Nanostructuring of crystalline grains of natural diamond using ionizing radiation

Abstract

Crystalline grains of type IIa natural diamond (the average grain mass is ~1 mg) are studied after their irradiation with neutrons in a nuclear reactor at a neutron fluence of ~10²¹ cm^-2. The irradiation is found to bring about a decrease in the macroscopic density of the grains by 40%. A quadrature signal of electron spin resonance (ESR) with a g factor equal to 2.00006 and a paramagnetic-relaxation time > 10^-5 s is detected for the first time.
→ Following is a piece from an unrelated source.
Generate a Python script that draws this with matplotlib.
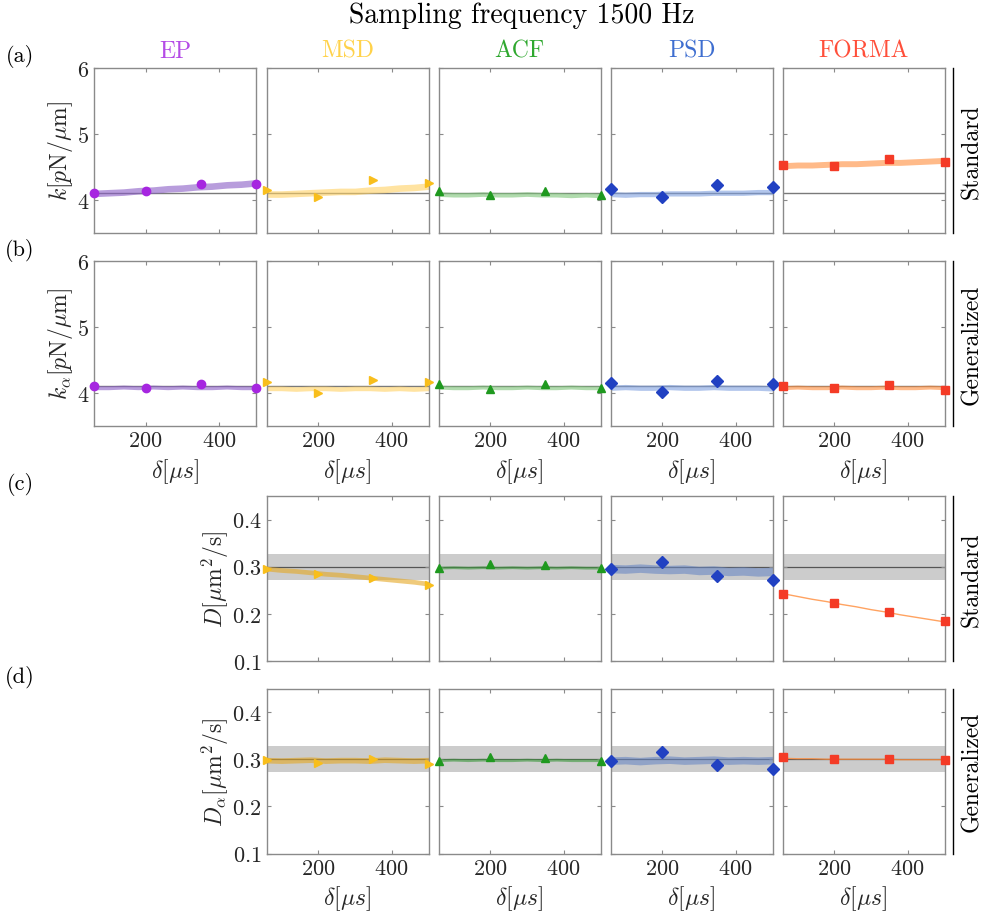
"""
Stiffness and diffusion estimates vs time step, sampling frequency 1500 Hz
"""

import matplotlib.pyplot as plt
import numpy as np

plt.rcParams["font.family"] = "cmr10"
plt.rcParams["mathtext.fontset"] = "cm"
plt.rcParams["axes.formatter.use_mathtext"] = True

METHODS = ["EP", "MSD", "ACF", "PSD", "FORMA"]
TITLE_COLORS = ["#B44BE6", "#FFD24A", "#2FA82F", "#3E6ED0", "#FF4F3A"]
MARKER_COLORS = ["#A626E0", "#F8BE1C", "#1F991F", "#2141C2", "#F43B26"]
BAND_COLORS = ["#8A5CC6", "#FFD163", "#7CC477", "#7FA0E0", "#FF8C3A"]
# bands over the grey tolerance strip look darker in the D rows
BAND_COLORS_D = ["#8A5CC6", "#E5A823", "#3E9A3E", "#6A88C4", "#FF8C3A"]
MARKERS = ["o", ">", "^", "D", "s"]

# delta [us]
delta = [60, 100, 140, 180, 220, 260, 300, 340, 380, 420, 460, 500]
delta_marks = [60, 200, 350, 500]

K_TRUE = 4.11
D_TRUE = 0.30
D_BAND = [0.272, 0.327]

# (a) k, standard
k_std_ep = [4.10, 4.11, 4.12, 4.14, 4.15, 4.17, 4.18, 4.20, 4.21, 4.23, 4.24, 4.26]
k_std_msd = [4.09, 4.09, 4.10, 4.11, 4.12, 4.13, 4.13, 4.15, 4.16, 4.18, 4.19, 4.21]
k_std_acf = [4.09, 4.08, 4.08, 4.09, 4.08, 4.08, 4.09, 4.08, 4.08, 4.07, 4.08, 4.07]
k_std_psd = [4.09, 4.08, 4.09, 4.09, 4.10, 4.10, 4.10, 4.11, 4.11, 4.11, 4.12, 4.12]
k_std_forma = [4.52, 4.53, 4.53, 4.54, 4.55, 4.55, 4.56, 4.57, 4.57, 4.58, 4.59, 4.60]
k_std_marks = [
    [4.11, 4.14, 4.25, 4.25],
    [4.15, 4.04, 4.30, 4.26],
    [4.13, 4.07, 4.13, 4.08],
    [4.16, 4.04, 4.23, 4.20],
    [4.53, 4.52, 4.62, 4.58],
]
k_std_hw = [0.05, 0.05, 0.035, 0.04, 0.045]

# (b) k_alpha, generalized
k_gen_ep = [4.08, 4.08, 4.09, 4.08, 4.09, 4.08, 4.09, 4.08, 4.08, 4.09, 4.08, 4.08]
k_gen_msd = [4.07, 4.07, 4.06, 4.07, 4.07, 4.06, 4.07, 4.07, 4.06, 4.07, 4.06, 4.07]
k_gen_acf = [4.09, 4.08, 4.08, 4.09, 4.08, 4.08, 4.09, 4.08, 4.08, 4.09, 4.08, 4.08]
k_gen_psd = [4.08, 4.09, 4.08, 4.08, 4.09, 4.08, 4.08, 4.09, 4.08, 4.08, 4.08, 4.07]
k_gen_forma = [4.08, 4.09, 4.08, 4.08, 4.09, 4.08, 4.08, 4.09, 4.08, 4.08, 4.09, 4.08]
k_gen_marks = [
    [4.11, 4.07, 4.13, 4.07],
    [4.16, 4.00, 4.20, 4.16],
    [4.13, 4.06, 4.13, 4.07],
    [4.15, 4.01, 4.18, 4.14],
    [4.10, 4.07, 4.12, 4.05],
]
k_gen_hw = [0.03, 0.035, 0.03, 0.04, 0.03]

# (c) D, standard (no EP)
d_std_msd = [0.296, 0.293, 0.291, 0.288, 0.285, 0.283, 0.280, 0.277, 0.274, 0.271, 0.268, 0.264]
d_std_acf = [0.298, 0.299, 0.298, 0.299, 0.298, 0.299, 0.298, 0.299, 0.298, 0.299, 0.298, 0.298]
d_std_psd = [0.296, 0.295, 0.297, 0.295, 0.294, 0.295, 0.292, 0.293, 0.290, 0.291, 0.289, 0.290]
d_std_forma = [0.243, 0.237, 0.231, 0.226, 0.220, 0.215, 0.209, 0.204, 0.198, 0.193, 0.188, 0.183]
d_std_marks = [
    None,
    [0.296, 0.284, 0.277, 0.262],
    [0.297, 0.305, 0.303, 0.297],
    [0.295, 0.311, 0.281, 0.271],
    [0.243, 0.223, 0.203, 0.184],
]
d_std_hw = [0, 0.005, 0.003, 0.009, 0.001]

# (d) D_alpha, generalized (no EP)
d_gen_msd = [0.298, 0.297, 0.298, 0.299, 0.297, 0.298, 0.298, 0.297, 0.299, 0.298, 0.297, 0.298]
d_gen_acf = [0.298, 0.299, 0.298, 0.299, 0.298, 0.298, 0.299, 0.298, 0.299, 0.298, 0.298, 0.298]
d_gen_psd = [0.297, 0.298, 0.296, 0.298, 0.299, 0.297, 0.298, 0.299, 0.297, 0.298, 0.297, 0.298]
d_gen_forma = [0.302, 0.301, 0.301, 0.300, 0.300, 0.300, 0.300, 0.300, 0.299, 0.299, 0.299, 0.299]
d_gen_marks = [
    None,
    [0.298, 0.292, 0.300, 0.289],
    [0.296, 0.305, 0.302, 0.296],
    [0.296, 0.315, 0.288, 0.280],
    [0.304, 0.301, 0.300, 0.298],
]
d_gen_hw = [0, 0.006, 0.003, 0.008, 0.001]

ROWS = [
    ([k_std_ep, k_std_msd, k_std_acf, k_std_psd, k_std_forma], k_std_marks, k_std_hw),
    ([k_gen_ep, k_gen_msd, k_gen_acf, k_gen_psd, k_gen_forma], k_gen_marks, k_gen_hw),
    ([None, d_std_msd, d_std_acf, d_std_psd, d_std_forma], d_std_marks, d_std_hw),
    ([None, d_gen_msd, d_gen_acf, d_gen_psd, d_gen_forma], d_gen_marks, d_gen_hw),
]
YLABELS = [
    r"$k[p\mathrm{N}/\mu\mathrm{m}]$",
    r"$k_\alpha[p\mathrm{N}/\mu\mathrm{m}]$",
    r"$D[\mu\mathrm{m}^2/\mathrm{s}]$",
    r"$D_\alpha[\mu\mathrm{m}^2/\mathrm{s}]$",
]
ROW_TAGS = ["(a)", "(b)", "(c)", "(d)"]
SIDE_LABELS = ["Standard", "Generalized", "Standard", "Generalized"]

# layout in pixels
W, H = 983, 920
COL_LEFT = [94, 266.5, 438.5, 610.5, 782.5]
COL_W = 162
ROW_TOP = [69, 262, 497, 689.5]
ROW_H = 165
SPINE = "#8a8a8a"


def style_axes(ax, row, col, first_col):
    for sp in ax.spines.values():
        sp.set_color(SPINE)
        sp.set_linewidth(1.0)
    ax.tick_params(direction="in", length=3, width=0.8, color=SPINE,
                   top=True, right=True, labelsize=16, labelcolor="#262626")
    ax.set_xlim(60, 500)
    ax.set_xticks([200, 400])
    if row < 2:
        ax.set_ylim(3.5, 6)
        ax.set_yticks([4, 5, 6])
    else:
        ax.set_ylim(0.1, 0.45)
        ax.set_yticks([0.1, 0.2, 0.3, 0.4])
    if row in (1, 3):
        ax.set_xlabel(r"$\delta[\mu s]$", fontsize=17, color="#262626", labelpad=4)
    else:
        ax.tick_params(labelbottom=False)
    if col == first_col:
        ax.set_ylabel(YLABELS[row], fontsize=17, color="#262626", labelpad=1)
    else:
        ax.tick_params(labelleft=False)


def plot_figure():
    fig = plt.figure(figsize=(W / 100, H / 100), dpi=100)
    fig.text(522 / W, 1 - 16 / H, "Sampling frequency 1500 Hz",
             ha="center", va="center", fontsize=20)

    for row, (series, marks, hws) in enumerate(ROWS):
        first_col = 0 if row < 2 else 1
        bands = BAND_COLORS if row < 2 else BAND_COLORS_D
        axes = []
        for col in range(5):
            if series[col] is None:
                continue
            ax = fig.add_axes([COL_LEFT[col] / W, 1 - (ROW_TOP[row] + ROW_H) / H,
                               COL_W / W, ROW_H / H])
            axes.append(ax)
            y = np.array(series[col])
            if row < 2:
                ax.axhline(K_TRUE, color="#7a7a7a", lw=1.0, zorder=1)
            else:
                ax.axhspan(D_BAND[0], D_BAND[1], color="#cccccc", lw=0, zorder=0)
                ax.axhline(D_TRUE, color="#555555", lw=0.9, zorder=1)
            if hws[col] > 0.002:
                ax.fill_between(delta, y - hws[col], y + hws[col],
                                color=bands[col], alpha=0.6, lw=0, zorder=2)
            else:
                ax.plot(delta, y, color=bands[col], lw=1.0, alpha=0.8, zorder=2)
            ax.plot(delta_marks, marks[col], ls="none", marker=MARKERS[col],
                    ms=6, color=MARKER_COLORS[col], mec=MARKER_COLORS[col],
                    clip_on=False, zorder=3)
            style_axes(ax, row, col, first_col)
            if row == 0:
                ax.set_title(METHODS[col], color=TITLE_COLORS[col], fontsize=17, pad=8)

        # side label with vertical bar
        last = axes[-1]
        last.plot([1.055, 1.055], [0, 1], color="black", lw=1.0,
                  transform=last.transAxes, clip_on=False)
        last.text(1.17, 0.5, SIDE_LABELS[row], rotation=90, ha="center", va="center",
                  fontsize=17, transform=last.transAxes)

        fig.text(20 / W, 1 - (ROW_TOP[row] - 12) / H, ROW_TAGS[row],
                 ha="center", va="center", fontsize=16)

    fig.savefig("out.png", dpi=100)


if __name__ == "__main__":
    plot_figure()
Metastable uncompensated electron spins residing at the inner surface of the nanovoids may be the cause of the appearance of this signal. A similar signal is also observed for C₆₀ fullerite powder. The results of an ESR spectroscopy study of the irradiated diamonds are consistent with data obtained from Raman scattering spectroscopy (the appearance of an anomalously broad band peaked at 950 cm^-1 instead of a narrow single line at 1332 cm^-1 in the initial sample) and electron microscopy (the appearance of nanostructuring). It is established that nanostructuring of diamond under the effect of ionizing radiation brings about the appearance of dc electrical conductivity with an activation energy of 0.17 eV in the temperature range 30 to 300°C.